Set down, exactly as written, the lines from the top of the data to the line that holds "16, 18, 20];", and omit the pictures.

Plotting code records:

::::::

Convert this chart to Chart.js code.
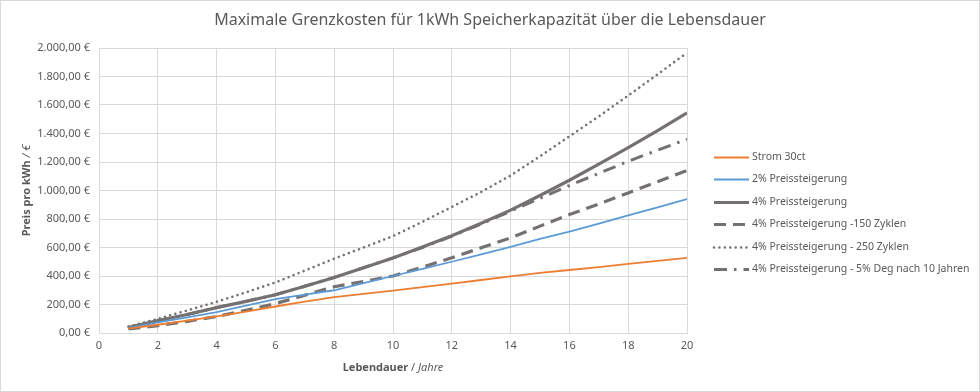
<!DOCTYPE html>
<html>
<head>
<meta charset="utf-8">
<script src="https://cdn.jsdelivr.net/npm/chart.js@4/dist/chart.umd.min.js"></script>
<style>
  html, body { margin: 0; padding: 0; background: #ffffff; }
  #wrap { position: relative; width: 980px; height: 392px; }
</style>
</head>
<body>
<div id="wrap"><canvas id="chart" width="980" height="392"></canvas></div>
<script>
'use strict';

// Werte (Jahr 1..20)
const jahre = [1, 2, 3, 4, 5, 6, 7, 8, 9, 10, 11, 12, 13, 14, 15, 16, 17, 18, 19, 20];
const strom30ct = [30, 58, 87, 116, 150, 186, 220, 252, 275, 298, 322, 346, 372, 398, 422, 442, 463, 485, 506, 527];
const steigerung2 = [35, 75, 110, 146, 192, 238, 270, 300, 350, 400, 450, 500, 552, 605, 660, 712, 768, 825, 882, 940];
const steigerung4 = [38, 87, 130, 178, 222, 268, 328, 390, 458, 527, 603, 682, 770, 862, 965, 1072, 1185, 1301, 1420, 1544];
const zyklen150 = [28, 52, 82, 115, 160, 206, 265, 325, 362, 400, 462, 528, 598, 668, 750, 831, 905, 983, 1062, 1141];
const zyklen250 = [45, 99, 158, 219, 285, 355, 438, 522, 600, 680, 780, 885, 990, 1105, 1240, 1380, 1520, 1666, 1815, 1967];
const degNach10 = [38, 87, 130, 178, 222, 268, 328, 390, 458, 527, 600, 680, 765, 855, 945, 1035, 1120, 1205, 1283, 1360];

const seriesNames = [
    'Strom 30ct',
    '2% Preissteigerung',
    '4% Preissteigerung',
    '4% Preissteigerung -150 Zyklen',
    '4% Preissteigerung - 250 Zyklen',
    '4% Preissteigerung - 5% Deg nach 10 Jahren'
];

const xTicks = [0, 2, 4, 6, 8, 10, 12, 14, 16, 18, 20];

const titleText = 'Maximale Grenzkosten für 1kWh Speicherkapazität über die Lebensdauer';
const FONT = '"Noto Sans", "Open Sans", sans-serif';
const TEXT_COLOR = '#595959';
const GRID_COLOR = '#d9d9d9';
const GRAY = '#767171';

function points(values) {
    return values.map((v, i) => ({ x: jahre[i], y: v }));
}

function euro(v) {
    const fixed = v.toFixed(2).split('.');
    const intPart = fixed[0].replace(/\B(?=(\d{3})+(?!\d))/g, '.');
    return intPart + ',' + fixed[1] + ' €';
}

const datasets = [
    { label: seriesNames[0], data: points(strom30ct), borderColor: '#ED7D31', borderWidth: 1.8 },
    { label: seriesNames[1], data: points(steigerung2), borderColor: '#5B9BD5', borderWidth: 1.8 },
    { label: seriesNames[2], data: points(steigerung4), borderColor: GRAY, borderWidth: 3.2 },
    { label: seriesNames[3], data: points(zyklen150), borderColor: GRAY, borderWidth: 3.2, borderDash: [12, 7] },
    { label: seriesNames[4], data: points(zyklen250), borderColor: GRAY, borderWidth: 2.6, borderDash: [0.01, 5.4], borderCapStyle: 'round' },
    { label: seriesNames[5], data: points(degNach10), borderColor: GRAY, borderWidth: 3, borderDash: [13, 7, 2.5, 7] }
].map(d => Object.assign({ pointRadius: 0, pointHoverRadius: 0, tension: 0, fill: false, order: 0 }, d));

// Titel, Achsentitel, Legende und Rahmen selbst zeichnen
const excelDecor = {
    id: 'excelDecor',
    afterDraw(chart) {
        const ctx = chart.ctx;
        const area = chart.chartArea;
        ctx.save();

        // Rahmen
        ctx.strokeStyle = GRID_COLOR;
        ctx.lineWidth = 1;
        ctx.strokeRect(0.5, 0.5, chart.width - 1, chart.height - 1);

        // Titel
        ctx.fillStyle = TEXT_COLOR;
        ctx.font = '16px ' + FONT;
        ctx.textAlign = 'center';
        ctx.textBaseline = 'middle';
        ctx.fillText(titleText, 490, 20);

        // X-Achsentitel: "Lebendauer" fett, "/ Jahre" kursiv
        const cx = (area.left + area.right) / 2;
        const boldX = 'bold 11px ' + FONT;
        const italX = 'italic 11px ' + FONT;
        const partA = 'Lebendauer ';
        const partB = '/ ';
        const partC = 'Jahre';
        ctx.font = boldX; const wA = ctx.measureText(partA).width;
        ctx.font = '11px ' + FONT; const wB = ctx.measureText(partB).width;
        ctx.font = italX; const wC = ctx.measureText(partC).width;
        let sx = cx - (wA + wB + wC) / 2;
        ctx.textAlign = 'left';
        ctx.font = boldX; ctx.fillText(partA, sx, 368); sx += wA;
        ctx.font = '11px ' + FONT; ctx.fillText(partB, sx, 368); sx += wB;
        ctx.font = italX; ctx.fillText(partC, sx, 368);

        // Y-Achsentitel gedreht
        const cy = (area.top + area.bottom) / 2;
        ctx.translate(27, cy);
        ctx.rotate(-Math.PI / 2);
        const yA = 'Preis pro kWh ';
        const yB = '/ €';
        ctx.font = boldX; const wyA = ctx.measureText(yA).width;
        ctx.font = italX; const wyB = ctx.measureText(yB).width;
        let sy = -(wyA + wyB) / 2;
        ctx.font = boldX; ctx.fillText(yA, sy, 0); sy += wyA;
        ctx.font = italX; ctx.fillText(yB, sy, 0);
        ctx.setTransform(1, 0, 0, 1, 0, 0);

        // Legende rechts
        const rowY = [157, 179, 202, 224, 247, 269];
        ctx.font = '10.5px ' + FONT;
        ctx.textBaseline = 'middle';
        chart.data.datasets.forEach((ds, i) => {
            const y = rowY[i] + 0.5;
            ctx.beginPath();
            ctx.strokeStyle = ds.borderColor;
            ctx.lineWidth = ds.borderWidth;
            ctx.lineCap = ds.borderCapStyle || 'butt';
            ctx.setLineDash(ds.borderDash || []);
            ctx.moveTo(714, y);
            ctx.lineTo(749, y);
            ctx.stroke();
            ctx.setLineDash([]);
            ctx.fillStyle = TEXT_COLOR;
            ctx.fillText(ds.label, 752, rowY[i]);
        });

        ctx.restore();
    }
};

const ctx = document.getElementById('chart').getContext('2d');
const chart = new Chart(ctx, {
    type: 'line',
    data: { datasets: datasets },
    options: {
        responsive: false,
        animation: false,
        events: [],
        layout: { padding: { top: 48, right: 293, bottom: 0, left: 0 } },
        plugins: {
            legend: { display: false },
            title: { display: false },
            tooltip: { enabled: false }
        },
        scales: {
            x: {
                type: 'linear',
                min: 0,
                max: 20,
                afterBuildTicks(scale) {
                    scale.ticks = xTicks.map(v => ({ value: v }));
                },
                afterFit(scale) { scale.height = 392 - 333; },
                ticks: {
                    color: TEXT_COLOR,
                    font: { family: FONT, size: 11 },
                    padding: 6,
                    maxRotation: 0,
                    autoSkip: false
                },
                grid: { color: GRID_COLOR, lineWidth: 1, drawTicks: false },
                border: { color: GRID_COLOR, width: 1 }
            },
            y: {
                min: 0,
                max: 2000,
                afterFit(scale) { scale.width = 99; },
                ticks: {
                    stepSize: 200,
                    color: TEXT_COLOR,
                    font: { family: FONT, size: 11 },
                    padding: 9,
                    callback: v => euro(v)
                },
                grid: { color: GRID_COLOR, lineWidth: 1, drawTicks: false },
                border: { color: GRID_COLOR, width: 1 }
            }
        }
    },
    plugins: [excelDecor]
});
</script>
</body>
</html>
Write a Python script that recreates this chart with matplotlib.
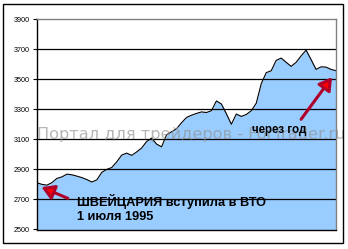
import numpy as np
import matplotlib
matplotlib.use("Agg")
import matplotlib.pyplot as plt
from matplotlib.patches import Rectangle

plt.rcParams['font.family'] = ['Liberation Sans', 'DejaVu Sans']

# index values (about one year after 1 July 1995)
values = [2811, 2800, 2795, 2812, 2840, 2850, 2868, 2864, 2855, 2845,
          2832, 2816, 2830, 2880, 2900, 2912, 2950, 2995, 3008, 2993,
          3016, 3042, 3085, 3108, 3068, 3050, 3130, 3150, 3170, 3210,
          3245, 3260, 3272, 3282, 3278, 3290, 3355, 3335, 3270, 3200,
          3268, 3252, 3265, 3290, 3340, 3470, 3543, 3556, 3625, 3640,
          3612, 3585, 3612, 3655, 3693, 3630, 3565, 3582, 3580, 3565,
          3556]
y_ticks = [2500, 2700, 2900, 3100, 3300, 3500, 3700, 3900]
watermark = "Портал для трейдеров - ForTrader.ru"
note_start = "ШВЕЙЦАРИЯ вступила в ВТО\n1 июля 1995"
note_end = "через год"

W, H = 348, 249
fig = plt.figure(figsize=(W / 100, H / 100), dpi=100)
fig.patch.set_facecolor('white')

# outer frame
fig.patches.append(Rectangle((3 / W, 1 - 243 / H), 340 / W, 239 / H,
                             transform=fig.transFigure, fill=False,
                             ec='black', lw=1))

ax = fig.add_axes([37 / W, 1 - 229.5 / H, 299 / W, 210.5 / H])
x = np.arange(len(values))
ax.fill_between(x, values, 2500, color='#99CCFF', lw=0, zorder=1)
ax.plot(x, values, color='black', lw=0.8, zorder=3)

ax.set_xlim(0, len(values) - 1)
ax.set_ylim(2500, 3900)
ax.set_yticks(y_ticks)
ax.set_yticklabels([str(v) for v in y_ticks], fontsize=5.2)
ax.set_xticks([])
ax.tick_params(axis='y', length=3, width=0.8, pad=2, color='black')
for v in y_ticks[1:-1]:
    ax.axhline(v, color='black', lw=0.9, zorder=2)

ax.spines['left'].set_color('black')
ax.spines['bottom'].set_color('black')
ax.spines['top'].set_color('#808080')
ax.spines['right'].set_color('#808080')
for s in ax.spines.values():
    s.set_linewidth(1)
    s.set_zorder(4)

ax.text(31, 3130, watermark, fontsize=11.6, color='#909090', alpha=0.65,
        ha='center', va='center', family=['DejaVu Sans'], clip_on=False,
        zorder=5)

ax.text(8, 2640, note_start, fontsize=9.2, fontweight='bold', ha='left',
        va='center', linespacing=1.15, zorder=6)
ax.text(43.2, 3160, note_end, fontsize=8.3, fontweight='bold', ha='left',
        va='center', zorder=6)

arrow = dict(arrowstyle='-|>,head_length=0.75,head_width=0.45', lw=2.2,
             ec='#B0002A', fc='#FF0000', shrinkA=0, shrinkB=0)
ax.annotate('', xy=(0.9, 2782), xytext=(6.2, 2707), arrowprops=arrow,
            zorder=7)
ax.annotate('', xy=(59.2, 3513), xytext=(53, 3233), arrowprops=arrow,
            zorder=7)

fig.savefig('out.png', dpi=100)
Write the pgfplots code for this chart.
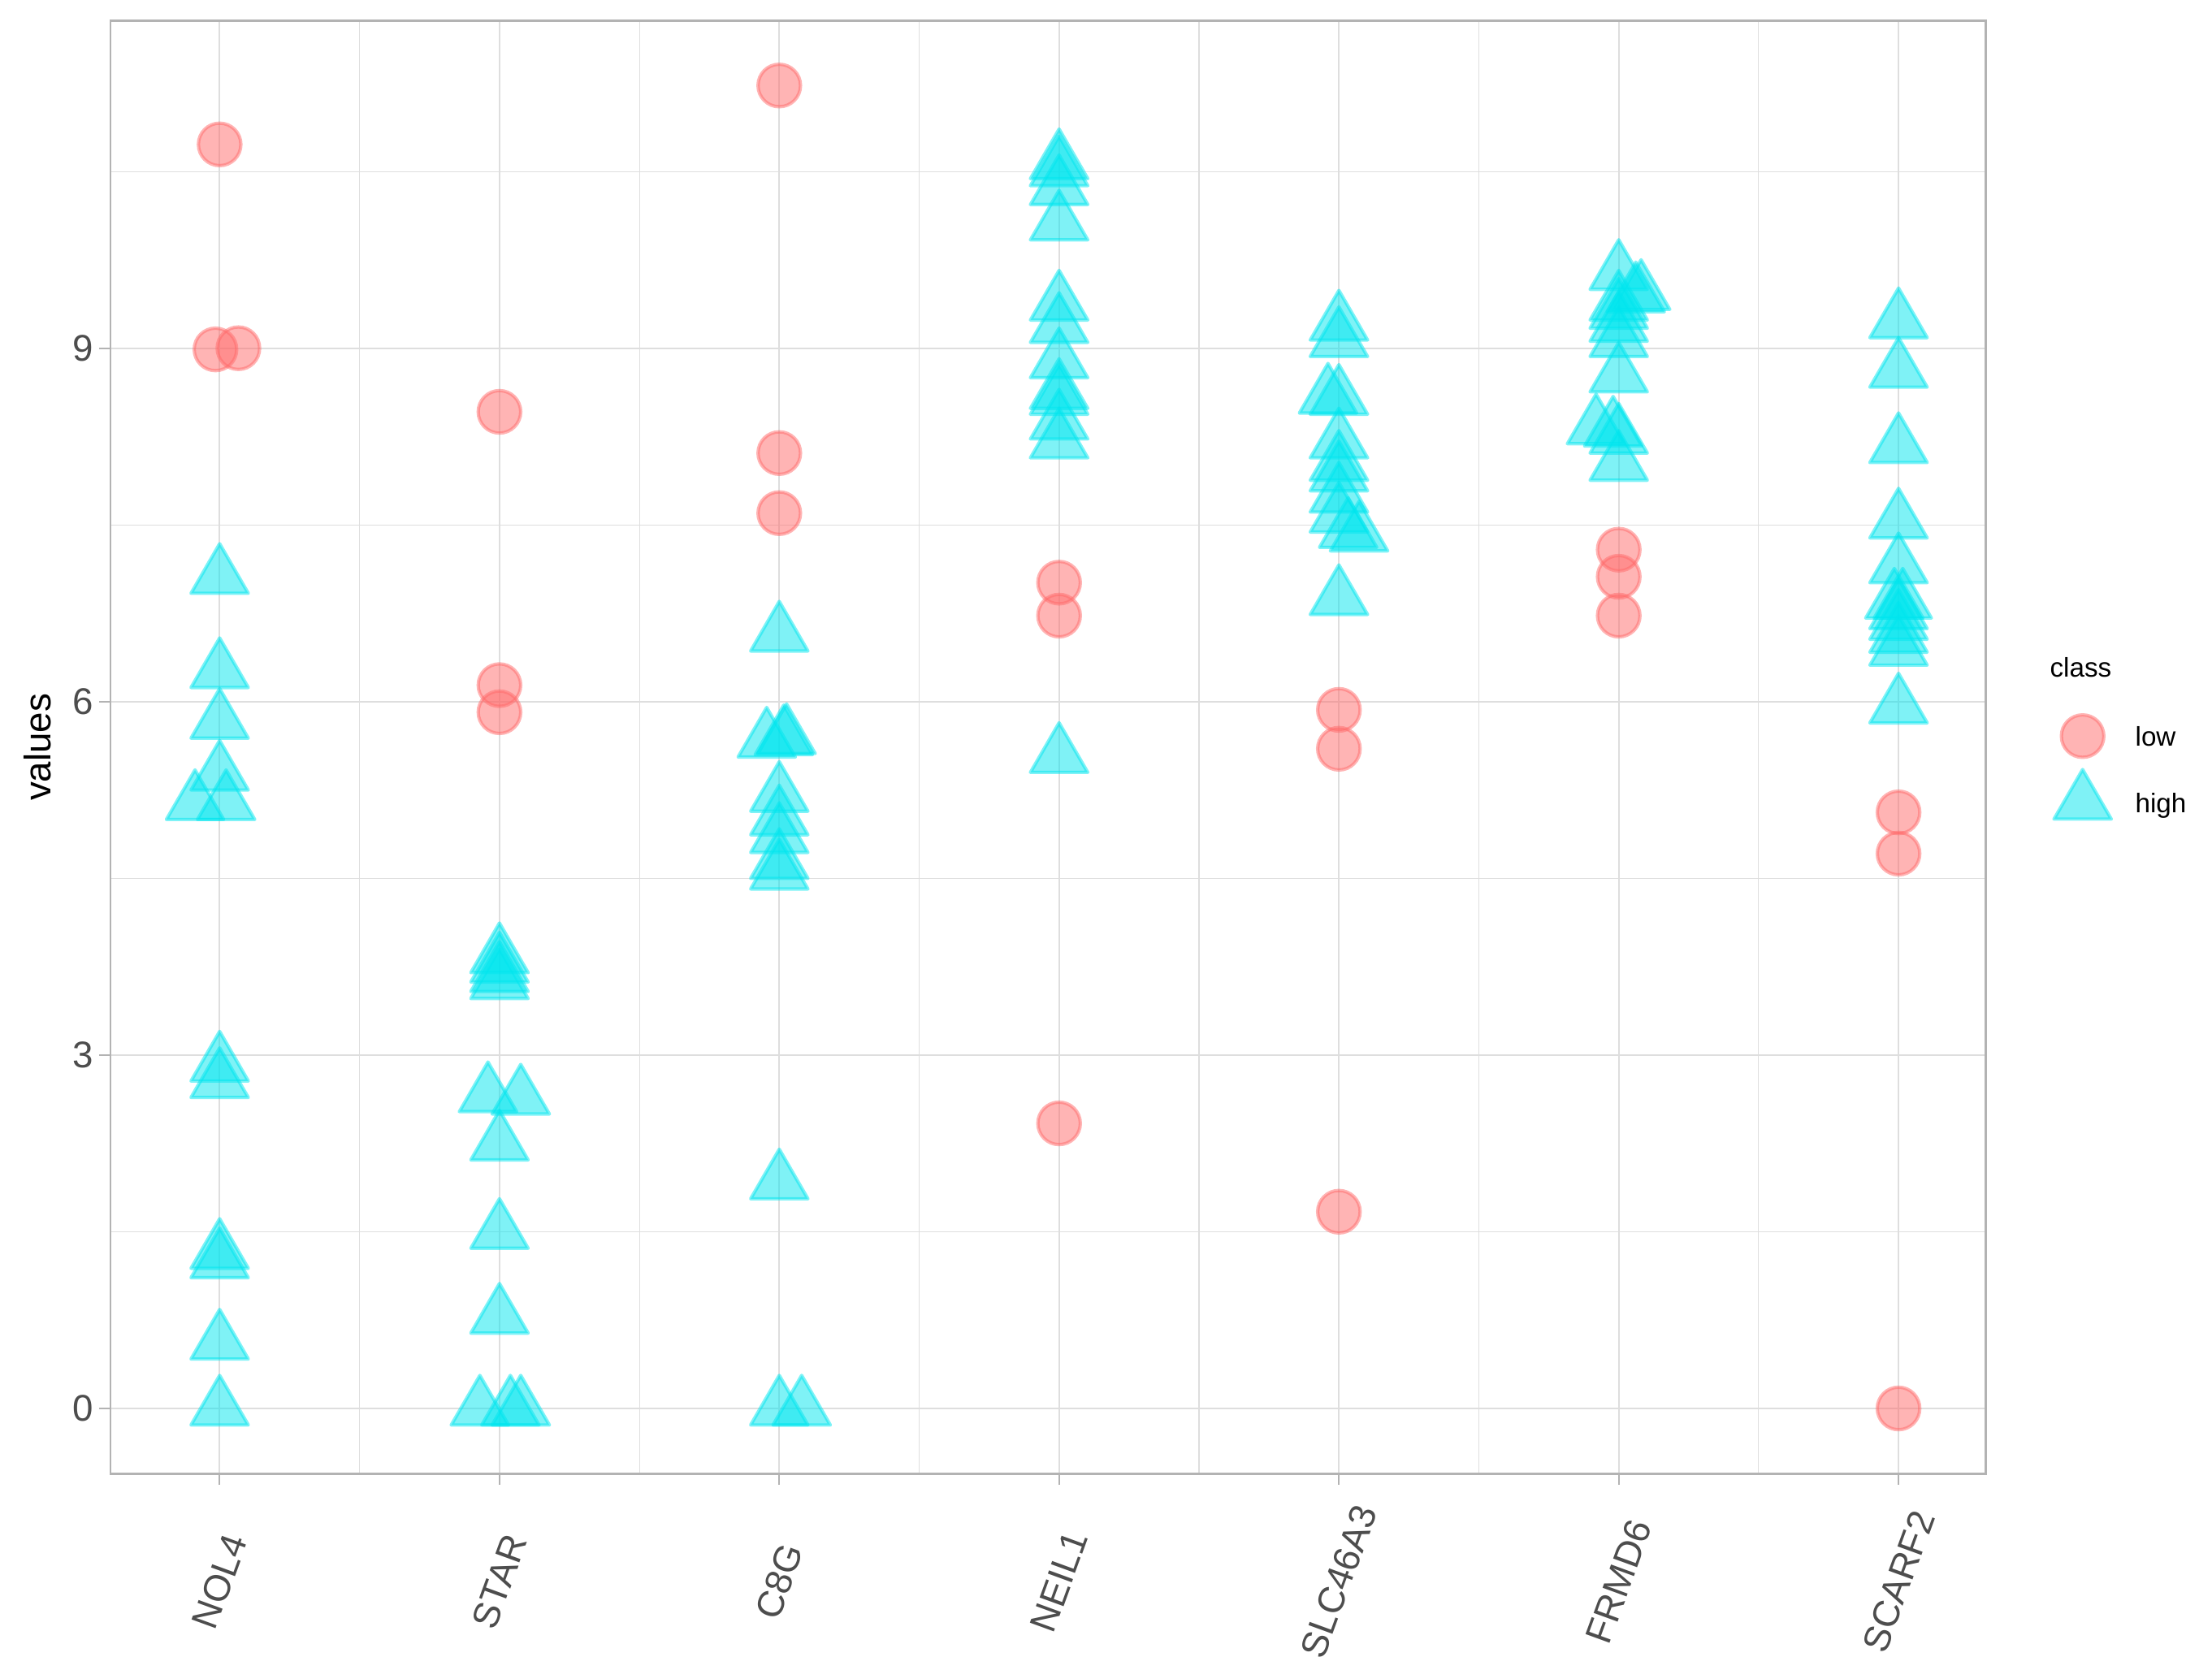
\documentclass[border=0pt]{standalone}
\usepackage{fontspec}
\setmainfont{Liberation Sans}
\usepackage{pgfplots}
\pgfplotsset{compat=1.18}
\definecolor{lowc}{HTML}{FF6A6A}
\definecolor{highc}{HTML}{00E5EE}
\definecolor{gridc}{HTML}{DEDEDE}
\definecolor{bordc}{HTML}{B3B3B3}
\definecolor{tickc}{HTML}{4D4D4D}
\pgfplotsset{mylegimg/.style={legend image code/.code={\path[draw=none,fill=none] (0pt,0pt) -- (0.6cm,0pt); \draw[overlay,##1,only marks] plot coordinates {(0.3cm,0pt)};}}}
\begin{document}
\begin{tikzpicture}
\path[use as bounding box] (-32.71pt,-57.98pt) rectangle (623.25pt,437.07pt);
\begin{axis}[
  at={(0pt,0pt)}, anchor=south west,
  scale only axis, width=556.1pt, height=430.92pt,
  xmin=0.6092, xmax=7.311, ymin=-0.554, ymax=11.78,
  xtick={1,2,3,4,5,6,7},
  xticklabels={NOL4,STAR,C8G,NEIL1,SLC46A3,FRMD6,SCARF2},
  minor xtick={1.5,2.5,3.5,4.5,5.5,6.5},
  ytick={0,3,6,9}, minor ytick={1.5,4.5,7.5,10.5},
  grid=both,
  major grid style={draw=gridc, line width=0.5pt},
  minor grid style={draw=gridc, line width=0.25pt},
  axis line style={draw=bordc, line width=0.6pt},
  tick align=outside, tick pos=left,
  major tick length=3.2pt, minor tick length=0pt,
  tick style={draw=bordc, line width=0.5pt},
  tick label style={font=\fontsize{11}{13}\selectfont, text=tickc},
  /pgf/number format/assume math mode=true,
  yticklabel style={anchor=east, inner sep=0pt, xshift=-1.55pt},
  xticklabel style={yshift=-28.8pt, rotate=70, anchor=center, inner sep=0pt},
  ylabel={values},
  every axis y label/.style={at={(axis description cs:-0.0386,0.5)}, rotate=90, anchor=center, font=\fontsize{11}{13}\selectfont, text=black},
  legend cell align=left,
  legend style={at={(1.0364,0.5146)}, anchor=north west, draw=none, fill=none,
    inner sep=0pt, outer sep=0pt, row sep=13.7pt,
    font=\fontsize{8}{9.6}\selectfont,
    nodes={anchor=west, inner sep=0pt, text height=6pt, text depth=0pt},
    /tikz/every odd column/.append style={column sep=7.1pt}},
  mylegimg,
]
\addplot[only marks, mark=*, mark size=6.3pt,
  mark options={draw=lowc, fill=lowc, draw opacity=0.5, fill opacity=0.5, line width=1pt}]
table {
x y
1 10.73
0.985 8.99
1.067 9.00
2 8.46
2 6.14
2 5.91
3 11.23
3 8.11
3 7.60
4 7.01
4 6.73
4 2.42
5 5.93
5 5.60
5 1.67
6 7.29
6 7.06
6 6.73
7 5.06
7 4.71
7 0.00
};
\addlegendentry{low}
\addplot[only marks, mark=triangle*, mark size=9.8pt,
  mark options={draw=highc, fill=highc, draw opacity=0.5, fill opacity=0.5, line width=1pt, line join=round}]
table {
x y
1 7.06
1 6.26
1 5.83
1 5.39
0.912 5.14
1.023 5.14
1 2.92
1 2.78
1 1.33
1 1.25
1 0.56
1 0.00
2 3.84
2 3.76
2 3.68
2 3.62
1.959 2.66
2.076 2.64
2 2.25
2 1.50
2 0.78
1.930 0.00
2.039 0.00
2.076 0.00
2.955 5.67
3.016 5.69
3.026 5.70
3 5.21
3 5.01
3 4.86
3 4.64
3 4.55
3 6.57
3 1.92
3 0.00
3.080 0.00
4 10.58
4 10.52
4 10.36
4 10.06
4 9.38
4 9.19
4 8.89
4 8.63
4 8.58
4 8.37
4 8.21
4 5.54
5 9.21
5 9.07
4.961 8.59
5 8.58
5 8.21
5 8.02
5 7.93
5 7.75
5 7.58
5.033 7.45
5.072 7.42
5 6.88
6 9.64
6.061 9.45
6.080 9.47
6 9.38
6 9.31
6 9.20
6 9.07
6 8.77
5.919 8.33
5.980 8.31
6 8.25
6 8.02
7 9.23
7 8.81
7 8.17
7 7.53
7 7.15
6.985 6.85
7.015 6.85
7 6.76
7 6.67
7 6.56
7 6.45
7 5.96
};
\addlegendentry{high}
\end{axis}
\node[anchor=base west, inner sep=0pt, font=\fontsize{8}{9.6}\selectfont] at (575.0pt,236.27pt) {class};
\end{tikzpicture}
\end{document}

::::::

### [Task result]
Convert this chart to Chart.js code.
<!DOCTYPE html>
<html>
<head>
<meta charset="utf-8">
<script src="https://cdn.jsdelivr.net/npm/chart.js@4/dist/chart.umd.min.js"></script>
<style>
  html, body { margin: 0; padding: 0; background: #ffffff; }
  #wrap { position: relative; width: 980px; height: 392px; }
</style>
</head>
<body>
<div id="wrap"><canvas id="chart" width="980" height="392"></canvas></div>
<script>
'use strict';

// Werte (Jahr 1..20)
const jahre = [1, 2, 3, 4, 5, 6, 7, 8, 9, 10, 11, 12, 13, 14, 15, 16, 17, 18, 19, 20];
const strom30ct = [30, 58, 87, 116, 150, 186, 220, 252, 275, 298, 322, 346, 372, 398, 422, 442, 463, 485, 506, 527];
const steigerung2 = [35, 75, 110, 146, 192, 238, 270, 300, 350, 400, 450, 500, 552, 605, 660, 712, 768, 825, 882, 940];
const steigerung4 = [38, 87, 130, 178, 222, 268, 328, 390, 458, 527, 603, 682, 770, 862, 965, 1072, 1185, 1301, 1420, 1544];
const zyklen150 = [28, 52, 82, 115, 160, 206, 265, 325, 362, 400, 462, 528, 598, 668, 750, 831, 905, 983, 1062, 1141];
const zyklen250 = [45, 99, 158, 219, 285, 355, 438, 522, 600, 680, 780, 885, 990, 1105, 1240, 1380, 1520, 1666, 1815, 1967];
const degNach10 = [38, 87, 130, 178, 222, 268, 328, 390, 458, 527, 600, 680, 765, 855, 945, 1035, 1120, 1205, 1283, 1360];

const seriesNames = [
    'Strom 30ct',
    '2% Preissteigerung',
    '4% Preissteigerung',
    '4% Preissteigerung -150 Zyklen',
    '4% Preissteigerung - 250 Zyklen',
    '4% Preissteigerung - 5% Deg nach 10 Jahren'
];

const xTicks = [0, 2, 4, 6, 8, 10, 12, 14, 16, 18, 20];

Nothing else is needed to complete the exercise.